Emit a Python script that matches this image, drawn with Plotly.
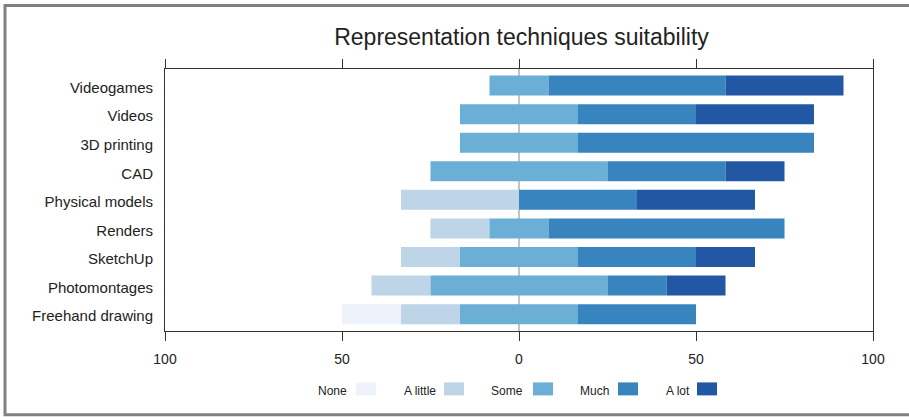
import numpy as np
import plotly.graph_objects as go

# Survey results (% of respondents), listed top to bottom
techniques = ["Videogames", "Videos", "3D printing", "CAD", "Physical models",
              "Renders", "SketchUp", "Photomontages", "Freehand drawing"]
levels = ["None", "A little", "Some", "Much", "A lot"]
none_pct     = [0, 0, 0, 0, 0, 0, 0, 0, 16.67]
a_little_pct = [0, 0, 0, 0, 33.33, 16.67, 16.67, 16.67, 16.67]
some_pct     = [16.67, 33.33, 33.33, 50, 0, 16.67, 33.33, 50, 33.33]
much_pct     = [50, 33.33, 66.67, 33.33, 33.33, 66.67, 33.33, 16.67, 33.33]
a_lot_pct    = [33.33, 33.33, 0, 16.67, 33.33, 0, 16.67, 16.67, 0]
tick_values = [-100, -50, 0, 50, 100]
tick_labels = ["100", "50", "0", "50", "100"]

colors = ["#eef2fb", "#bdd5e6", "#6baed6", "#3884bf", "#2257a3"]
series = np.array([none_pct, a_little_pct, some_pct, much_pct, a_lot_pct], dtype=float)

# Diverging layout: "Some" is centred on zero
start = -(series[0] + series[1] + series[2] / 2)
bases = start + np.vstack([np.zeros(len(techniques)), np.cumsum(series, axis=0)[:-1]])

# Plot area in pixels
W, H = 909, 417
L, R, T, B = 165, 873, 68.5, 331
pw, ph = R - L, B - T


def px(x):
    return (x - L) / pw


def py(y):
    return (B - y) / ph


fig = go.Figure()
for i, lvl in enumerate(levels):
    fig.add_trace(go.Bar(
        y=techniques, x=series[i], base=bases[i], orientation="h",
        name=lvl, marker=dict(color=colors[i], line=dict(width=0)),
        width=0.7, showlegend=False,
        hovertemplate="%{y}<br>" + lvl + ": %{x:.1f}%<extra></extra>",
    ))

font = "Liberation Sans, Arial, sans-serif"

# Legend: label followed by swatch
legend_text_right = [349, 438, 525, 611, 692]
legend_box_left = [356, 444, 533, 618, 697]
shapes = []
annotations = []
for i, lvl in enumerate(levels):
    annotations.append(dict(
        x=px(legend_text_right[i]), y=py(391.5), xref="paper", yref="paper",
        text=lvl, showarrow=False, xanchor="right", yanchor="middle",
        font=dict(family=font, size=12, color="#222222"),
    ))
    shapes.append(dict(
        type="rect", xref="paper", yref="paper",
        x0=px(legend_box_left[i]), x1=px(legend_box_left[i] + 20),
        y0=py(395.5), y1=py(382.5),
        fillcolor=colors[i], line=dict(width=0),
    ))

# Outer frame
shapes.append(dict(
    type="rect", xref="paper", yref="paper",
    x0=px(5), x1=px(915), y0=py(415), y1=py(5),
    line=dict(color="#808080", width=3), fillcolor="rgba(0,0,0,0)", layer="below",
))

fig.update_layout(
    width=W, height=H,
    margin=dict(l=L, r=W - R, t=T, b=H - B),
    paper_bgcolor="white", plot_bgcolor="white",
    barmode="overlay",
    font=dict(family=font, color="#222222"),
    title=dict(text="Representation techniques suitability", x=521.5 / W,
               xanchor="center", xref="container", yref="container",
               y=1 - 37 / H, yanchor="middle",
               font=dict(family=font, size=23, color="#222222")),
    shapes=shapes, annotations=annotations,
)
fig.update_xaxes(
    range=[-100, 100], tickvals=tick_values, ticktext=tick_labels,
    showgrid=False, zeroline=True, zerolinecolor="#c4c4c4", zerolinewidth=1.5,
    showline=True, linecolor="#333333", linewidth=1, mirror="ticks",
    ticks="outside", ticklen=9, tickcolor="#333333", tickwidth=1,
    tickfont=dict(family=font, size=14, color="#222222"), ticklabelstandoff=6,
)
fig.update_yaxes(
    range=[8.59, -0.58], showgrid=False, showline=True, linecolor="#333333",
    linewidth=1, mirror=True, ticks="",
    tickfont=dict(family=font, size=15, color="#222222"), ticklabelstandoff=8,
    ticklabelshift=-2,
)

fig.write_html("out.html")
-*-*-
Return nothing but the lines running from the start of the data to the line with "import plotly.graph_objects as go", please, both ends included and no pictures.

**WRITTEN RESPONSE:**
Emit a Python script that matches this image, drawn with Plotly.
import numpy as np
import plotly.graph_objects as go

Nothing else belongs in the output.